The truth is that castor bean leaves, stems, roots, seeds, etc. are only toxic if you eat them. So just do as we all do with the other toxic plants in our lives: not put any part in our mouth!
Poisonous or not, the castor bean plant is the source of a medicine that was once very popular, although less so today: castor oil. The oil extracted from the seeds contains no toxic substances: not only is ricin destroyed by heating during the extraction process, but it isn’t even soluble in oil. Castor oil is therefore neither toxic nor dangerous … but it sure doesn’t taste good!
Start Off on the Right Foot
The secret in growing a beautiful, huge Zanzibar castor bean plant is to make sure its growth is never inhibited. Anything that can slow down its development—and that would include a pot that is too small and prevents its roots from expanding or temperatures that are too cool—will leave the plant stunted. Once that happens, the plant will never reach its full size. It may look nice enough, but won’t produce the large leaves it’s famous for.

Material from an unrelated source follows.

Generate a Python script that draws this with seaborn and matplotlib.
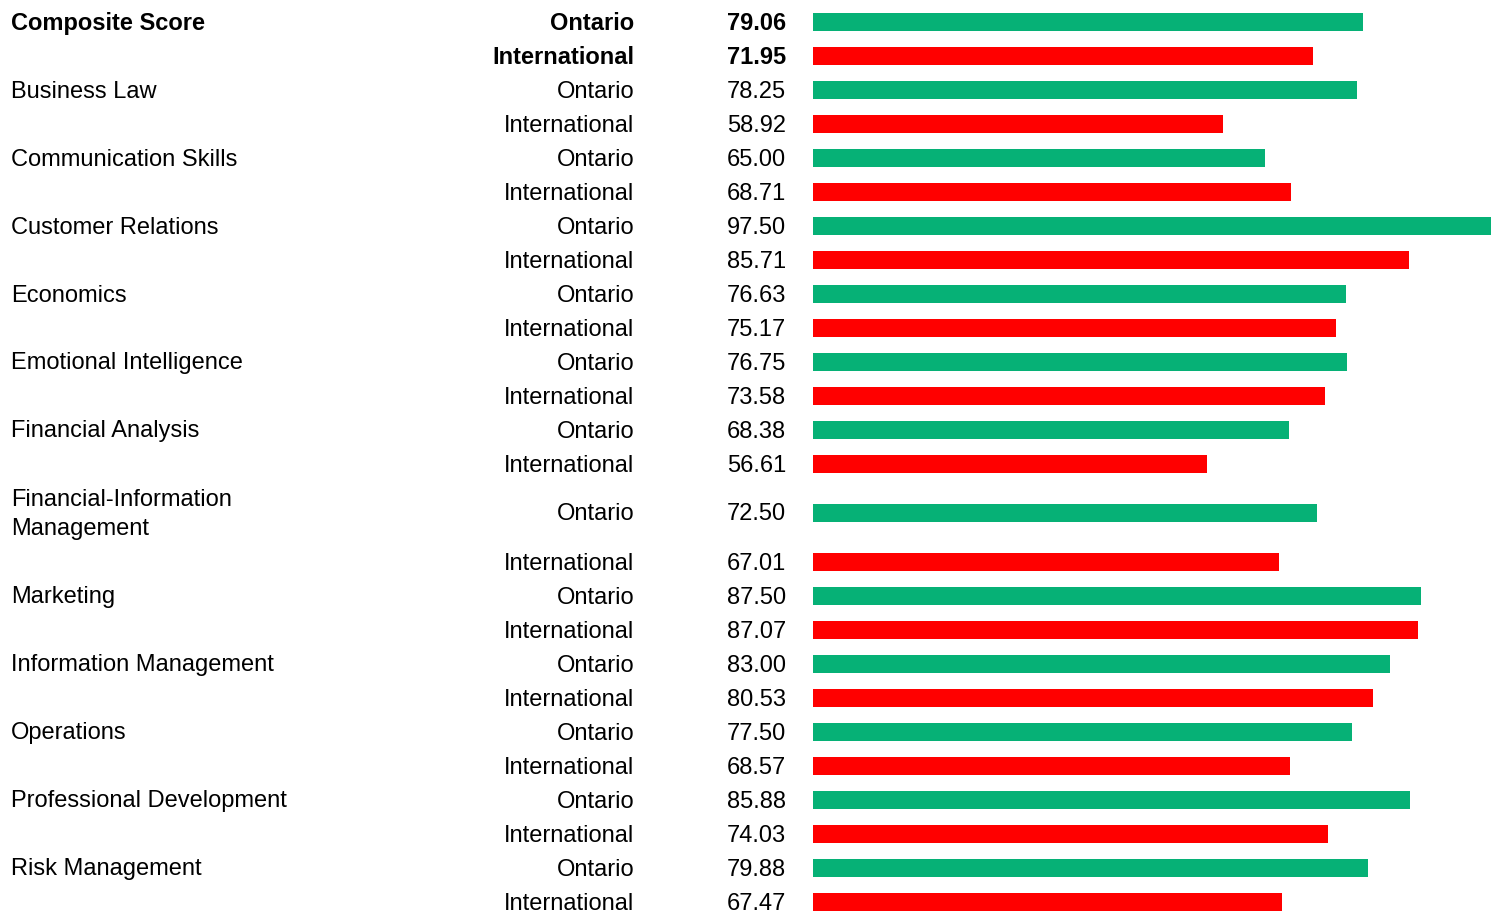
import numpy as np
import pandas as pd
import matplotlib
matplotlib.use("Agg")
import matplotlib.pyplot as plt
import matplotlib.transforms as mtransforms
import seaborn as sns

categories = [
    "Composite Score", "Business Law", "Communication Skills", "Customer Relations",
    "Economics", "Emotional Intelligence", "Financial Analysis",
    "Financial-Information\nManagement", "Marketing", "Information Management",
    "Operations", "Professional Development", "Risk Management",
]
groups = ["Ontario", "International"]
ontario = [79.06, 78.25, 65.00, 97.50, 76.63, 76.75, 68.38, 72.50, 87.50, 83.00, 77.50, 85.88, 79.88]
international = [71.95, 58.92, 68.71, 85.71, 75.17, 73.58, 56.61, 67.01, 87.07, 80.53, 68.57, 74.03, 67.47]

GREEN = "#06B176"
RED = "#FF0000"

sns.set_theme(style="white")
plt.rcParams["font.family"] = ["Liberation Sans", "DejaVu Sans"]

# one row per (category, group); two-line category names get a taller first row
rows = []
for cat, o, i in zip(categories, ontario, international):
    tall = "\n" in cat
    rows.append((cat, "Ontario", o, 64 / 34 if tall else 1.0))
    rows.append((cat, "International", i, 1.0))
df = pd.DataFrame(rows, columns=["category", "group", "score", "height"])
df["pos"] = df["height"].cumsum() - df["height"] / 2

W, H = 1497, 913
fig = plt.figure(figsize=(W / 100, H / 100), dpi=100)
x0, x1 = 813 / W, 1491 / W
ax = fig.add_axes([x0, 0, x1 - x0, 1])

sns.barplot(
    data=df, x="score", y="pos", hue="group", orient="h", native_scale=True,
    palette={"Ontario": GREEN, "International": RED}, dodge=False,
    width=0.52, errorbar=None, legend=False, saturation=1, linewidth=0, ax=ax,
)
ax.set_xlim(0, max(ontario + international))
ax.set_ylim((H - 5) / 34, -5 / 34)
ax.set_axis_off()

trans = mtransforms.blended_transform_factory(fig.transFigure, ax.transData)
trans = mtransforms.offset_copy(trans, fig=fig, x=0, y=-1.5, units="dots")
fs = 17
for idx, r in df.iterrows():
    bold = r["category"] == categories[0]
    weight = "bold" if bold else "normal"
    if r["group"] == "Ontario":
        ax.text(11 / W, r["pos"], r["category"], transform=trans, ha="left",
                va="center", fontsize=fs, fontweight=weight, linespacing=1.41,
                color="black")
    ax.text(634 / W, r["pos"], r["group"], transform=trans, ha="right",
            va="center", fontsize=fs, fontweight=weight, color="black")
    ax.text(786 / W, r["pos"], f"{r['score']:.2f}", transform=trans, ha="right",
            va="center", fontsize=fs, fontweight=weight, color="black")

fig.savefig("out.png", dpi=100)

That’s why store-bought castor bean seedlings often fail to live up to their full potential. If they stay just a few days too long in the nursery, their roots become cramped and then they never resume normal growth after they’re planted.
The ideal situation is therefore to sow castor bean seeds yourself, because then you can make sure that doesn’t happen.
In a warm climate, you can simply sow the seeds outdoors and just stand back and watch them grow. (This plant grows like a weed in many tropical climates and is not a plant that needs a lot of coddling when so grown.) However, in temperate climates, it’s already summer or nearly so before the soil has warmed up enough to allow germination. That doesn’t give the plant enough time to reach its full potential. You have to start it indoors … but not too early!
When to Sow
Knowing that this plant hates the cold, it should not be planted out until the night air temperatures regularly exceed 10 °C (50 °F). If you’re the type of gardener who keeps notes, you probably have a good idea of when that will be, but if not, calculate you’ll be planting it out about 2 weeks after the last frost date.
Since you’ll want a vigorous young seedling to plant out, still bearing its cotelydons (seed leaves), start the seed indoors about 4 to 6 weeks before then.
You can soak the seeds for 24 hours in lukewarm water before sowing them, but that isn’t absolutely necessary. Fill a 15-cm (6-in) peat pot with moist potting mix and insert the large seed to a depth of 2.5 to 5 cm (1 to 2 in). The peat pot, with its permeable sides, allows you to transplant the seedling pot and all, resulting in minimal root damage. You could also sow it in a plastic pot… but then you’ll have to remove the root ball from the pot at planting time. If so, be extra careful to not disturb the roots. If they’re damaged, the plant will fail to thrive.
Place the pot in a warm location (around 21–24 °C/72–75 °F). Since windowsills can be a bit on the cool side, a heat mat could well be helpful. Germination is rather slow (2–3 weeks), but growth thereafter is rapid … even very rapid! And that’s why it isn’t worthwhile starting the plant indoors too early.
Acclimatize seedlings gradually to outdoor conditions before transplanting them to a deep, rich soil in a very sunny spot. They can be grown in large containers too.
Summer maintenance? Just water castor bean plants in case of drought. Otherwise, they take care of themselves.
Where to Find Seeds
Zanzibar castor bean seeds are quite widely available in seed catalogs and often even garden centers. You should have no problem finding them.
Try growing a Zanzibar castor bean plant and you’ll see: it is truly a spectacular plant!